Before we understand these two methods, we will create sample table without clustered index and simulate RID lookup. RID Lookup is a bookmark lookup on a heap that uses a supplied row identifier (RID).

USE tempdb
GO
-- Create Table OneIndex with few columns
CREATE TABLE OneIndex (ID INT,
FirstName VARCHAR(100),
LastName VARCHAR(100),
City VARCHAR(100))
GO
-- Insert One Hundred Thousand Records
INSERT INTO OneIndex (ID,FirstName,LastName,City)
SELECT TOP 100000 ROW_NUMBER() OVER (ORDER BY a.name) RowID,
'Bob',
CASE WHEN ROW_NUMBER() OVER (ORDER BY a.name)%2 = 1 THEN 'Smith'
ELSE 'Brown' END,
CASE
WHEN ROW_NUMBER() OVER (ORDER BY a.name)%1000 = 1 THEN 'Las Vegas'
WHEN ROW_NUMBER() OVER (ORDER BY a.name)%10 = 1 THEN 'New York'
WHEN ROW_NUMBER() OVER (ORDER BY a.name)%10 = 5 THEN 'San Marino'
WHEN ROW_NUMBER() OVER (ORDER BY a.name)%10 = 3 THEN 'Los Angeles'
ELSE 'Houston' END
FROM
sys.all_objects a
CROSS JOIN sys.all_objects b
GO

Now let us run following select statement and check the execution plan.

SELECT ID, FirstName
FROM OneIndex
WHERE City = 'Las Vegas'
GO

SQL SERVER - Query Optimization - Remove Bookmark Lookup - Remove RID Lookup - Remove Key Lookup keylook1

As there is no index on table, scan is performed over the table. We will create a clustered index on the table and check the execution plan once again.

-- Create Clustered Index
CREATE CLUSTERED INDEX [IX_OneIndex_ID] ON [dbo].[OneIndex] (
[ID] ASC
) ON [PRIMARY] GO

Now, run following select on the table once again.

SELECT ID, FirstName
FROM OneIndex
WHERE City = 'Las Vegas'
GO

SQL SERVER - Query Optimization - Remove Bookmark Lookup - Remove RID Lookup - Remove Key Lookup keylook2

It is clear from execution plan that as a clustered index is created on the table, table scan is now converted to clustered index scan. In either case, base table is completely scanned and there is no seek on the table.

Now, let us see the WHERE clause of our table. From our basic observation, if we create an index on the column that contains the clause, a performance improvement may be obtained. Let us create non-clustered index on the table and then check the execution plan.

-- Create Index on Column City As that is used in where condition
CREATE NONCLUSTERED INDEX [IX_OneIndex_City] ON [dbo].[OneIndex] (
[City] ASC
) ON [PRIMARY] GO

After creating the non-clustered index, let us run our select statement again and check the execution plan.

SELECT ID, FirstName
FROM OneIndex
WHERE City = 'Las Vegas'
GO

SQL SERVER - Query Optimization - Remove Bookmark Lookup - Remove RID Lookup - Remove Key Lookup keylook3

As we have an index on the WHERE clause, the SQL Server query execution engine uses the non-clustered index to retrieve data from the table.

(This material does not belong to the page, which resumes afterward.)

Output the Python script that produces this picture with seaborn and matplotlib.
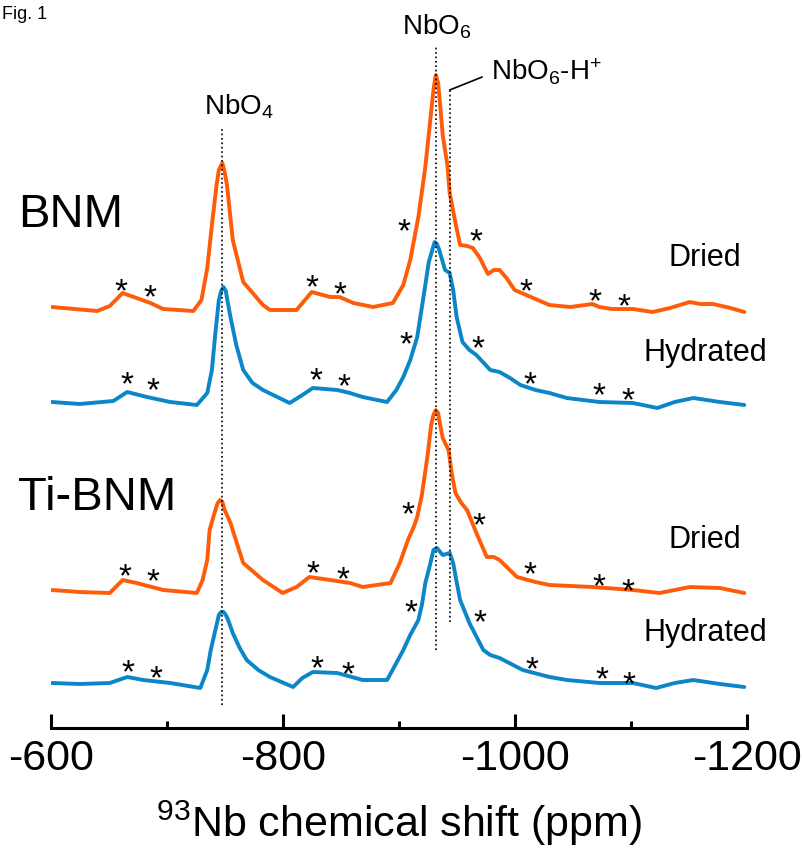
import numpy as np
import pandas as pd
import matplotlib
matplotlib.use("Agg")
import matplotlib.pyplot as plt
import seaborn as sns

# ---- data (ppm, intensity above each baseline) ----
bnm_dried_ppm = [-601, -640, -651, -662, -674, -686, -697, -723, -730, -735, -739, -743, -745, -748, -750, -752, -757,
                 -766, -783, -789, -812, -825, -841, -849, -861, -878, -895, -904, -910, -917, -923, -928,
                 -930, -932, -934, -935, -938, -942, -944, -949, -953, -959, -964, -970, -977, -982, -987, -993, -1000,
                 -1016, -1030, -1048, -1067, -1073, -1084, -1102, -1119, -1134, -1151, -1160, -1171, -1186, -1198]
bnm_dried_int = [1, -3, 2, 15, 10, 5, -1, -3, 8, 40, 83, 123, 138, 145, 136, 123, 68,
                 26, 3, -2, -2, 16, 11, 11, 5, 1, 5, 23, 48, 91, 141, 196,
                 218, 233, 225, 213, 173, 143, 115, 85, 63, 62, 60, 50, 34, 38, 38, 30, 18,
                 10, 3, 1, 4, 1, -1, -1, -4, 0, 6, 4, 4, 0, -4]

bnm_hyd_ppm = [-601, -625, -654, -666, -683, -703, -726, -735, -739, -742, -745, -747, -749, -751, -752, -755, -760,
               -766, -774, -783, -806, -817, -826, -847, -858, -869, -890, -898, -904, -910, -916, -921,
               -926, -929, -931, -933, -935, -940, -944, -947, -950, -955, -961, -967, -979, -987, -996, -1005, -1018,
               -1030, -1045, -1073, -1102, -1123, -1138, -1154, -1177, -1198]
bnm_hyd_int = [1, -1, 2, 11, 6, 1, -2, 10, 33, 70, 103, 112, 116, 112, 105, 86, 58,
               33, 20, 13, 0, 8, 15, 13, 10, 6, 1, 13, 26, 43, 66, 103,
               141, 153, 161, 159, 153, 133, 130, 113, 86, 61, 53, 48, 33, 31, 25, 18, 13,
               10, 5, 1, 0, -5, 1, 5, 1, -2]

ti_dried_ppm = [-601, -625, -651, -662, -674, -697, -726, -731, -735, -737, -742, -744, -746, -748, -750, -755, -761,
                -766, -783, -800, -812, -823, -841, -858, -869, -893, -901, -908, -913, -916, -920, -925,
                -928, -930, -932, -934, -935, -938, -943, -946, -949, -954, -959, -967, -976, -982, -987, -1002, -1018,
                -1030, -1067, -1102, -1125, -1151, -1177, -1198]
ti_dried_int = [0, -2, -3, 10, 7, 0, -3, 10, 30, 60, 80, 87, 90, 88, 80, 67, 45,
                27, 10, -3, 3, 13, 10, 7, 3, 7, 27, 50, 63, 73, 95, 135,
                165, 175, 180, 177, 170, 152, 140, 115, 97, 87, 80, 57, 33, 33, 30, 13, 8,
                5, 3, 0, -3, 3, 2, -3]

ti_hyd_ppm = [-601, -625, -651, -666, -680, -703, -729, -735, -738, -742, -745, -747, -749, -751, -753, -757, -763,
              -769, -779, -789, -809, -817, -826, -847, -869, -890, -898, -904, -910, -917, -920, -923,
              -927, -930, -933, -938, -944, -947, -950, -953, -961, -973, -979, -987, -1007, -1030, -1045,
              -1073, -1102, -1122, -1138, -1154, -1177, -1198]
ti_hyd_int = [0, -1, 0, 6, 3, 0, -5, 13, 33, 53, 68, 71, 71, 68, 63, 50, 35,
              23, 13, 6, -4, 5, 11, 10, 3, 3, 20, 33, 48, 63, 78, 100,
              118, 133, 135, 128, 130, 120, 101, 83, 60, 33, 28, 25, 13, 6, 3,
              0, 0, -5, 0, 3, -1, -4]

offsets = [420, 325, 138, 45]
sample_names = ["Dried", "Hydrated", "Dried", "Hydrated"]
trace_colors = ["#FF5C0A", "#0B86C9", "#FF5C0A", "#0B86C9"]

# spinning sideband asterisks (ppm, intensity above baseline) per trace
star_ppm = [[-661, -686, -825, -849, -905, -967, -1010, -1069, -1094],
            [-666, -688, -829, -853, -906, -968, -1013, -1073, -1098],
            [-664, -688, -826, -852, -908, -969, -1013, -1073, -1098],
            [-667, -691, -830, -856, -911, -970, -1015, -1075, -1099]]
star_int = [[26, 20, 30, 23, 86, 76, 26, 16, 11],
            [28, 22, 32, 26, 68, 64, 28, 17, 12],
            [23, 18, 26, 20, 85, 74, 25, 13, 8],
            [20, 14, 24, 18, 80, 70, 23, 13, 8]]

site_ppm = [-748, -932, -944]

traces = [(bnm_dried_ppm, bnm_dried_int), (bnm_hyd_ppm, bnm_hyd_int),
          (ti_dried_ppm, ti_dried_int), (ti_hyd_ppm, ti_hyd_int)]

sns.set_theme(style="white")
plt.rcParams['font.family'] = ['Liberation Sans', 'DejaVu Sans']
plt.rcParams['mathtext.fontset'] = 'custom'
plt.rcParams['mathtext.rm'] = 'Liberation Sans'
plt.rcParams['mathtext.it'] = 'Liberation Sans:italic'
plt.rcParams['text.color'] = 'black'
plt.rcParams['axes.labelcolor'] = 'black'
plt.rcParams['xtick.color'] = 'black'

fig = plt.figure(figsize=(8.03, 8.59), dpi=100)
ax = fig.add_axes([0.0631, 0.1525, 0.8667, 0.8475])

for i, (ppm, inten) in enumerate(traces):
    df = pd.DataFrame({'ppm': ppm, 'y': np.array(inten) + offsets[i]})
    sns.lineplot(data=df, x='ppm', y='y', color=trace_colors[i], lw=2.8, ax=ax, sort=False)
    for sp, si in zip(star_ppm[i], star_int[i]):
        ax.annotate('*', (sp, si + offsets[i]), xytext=(0, -14), textcoords='offset points',
                    ha='center', va='baseline', fontsize=24, color='black')
    ax.text(-1164, offsets[i] + 50, sample_names[i], ha='center', va='center', fontsize=22)

# reference lines for the Nb sites
ax.plot([site_ppm[0]] * 2, [23, 600], ls=':', color='black', lw=1.2)
ax.plot([site_ppm[1]] * 2, [78, 683], ls=':', color='black', lw=1.2)
ax.plot([site_ppm[2]] * 2, [106, 638], ls=':', color='black', lw=1.2)
ax.plot([site_ppm[2], -972], [638, 651], color='black', lw=1.2)

ax.text(-762, 621, 'NbO$_4$', ha='center', va='center', fontsize=20)
ax.text(-933, 701, 'NbO$_6$', ha='center', va='center', fontsize=20)
ax.text(-980, 656, 'NbO$_6$-H$^{+}$', ha='left', va='center', fontsize=20)

ax.text(-572, 513, 'BNM', ha='left', va='center', fontsize=34)
ax.text(-572, 230, 'Ti-BNM', ha='left', va='center', fontsize=34)

ax.set_xlim(-600, -1200)
ax.set_ylim(0, 728)
ax.set_xticks([-600, -800, -1000, -1200])
ax.set_xticks([-700, -900, -1100], minor=True)
ax.set_xticklabels(['-600', '-800', '-1000', '-1200'])
ax.tick_params(axis='x', which='major', direction='in', length=10, width=2.2, pad=8,
               labelsize=31, bottom=True, color='black', labelcolor='black')
ax.tick_params(axis='x', which='minor', direction='in', length=5, width=2.2, bottom=True, color='black')
ax.set_yticks([])
ax.set_ylabel('')
ax.set_xlabel('$^{93}$Nb chemical shift (ppm)', fontsize=31, labelpad=14, color='black')
for side in ['top', 'left', 'right']:
    ax.spines[side].set_visible(False)
ax.spines['bottom'].set_linewidth(2.2)
ax.spines['bottom'].set_color('black')
ax.patch.set_alpha(0)

fig.text(0.003, 0.978, 'Fig. 1', fontsize=13, ha='left', va='baseline')

fig.savefig('out.png', dpi=100)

However, the columns used in the SELECT clause are still not part of the index, and to display those columns, the engine will have to go to the base table again and retrieve those columns. This particular behavior is known as bookmark lookup or key lookup.

There are two different methods to resolve this issue. I have demonstrated both the methods together; however, it is recommended that you use any one of these methods for removing key lookup. I prefer Method 2.

Method 1: Creating non-clustered cover index.

In this method, we will create non-clustered index containing the columns, which are used in the SELECT statement, along with the column which is used in the WHERE clause.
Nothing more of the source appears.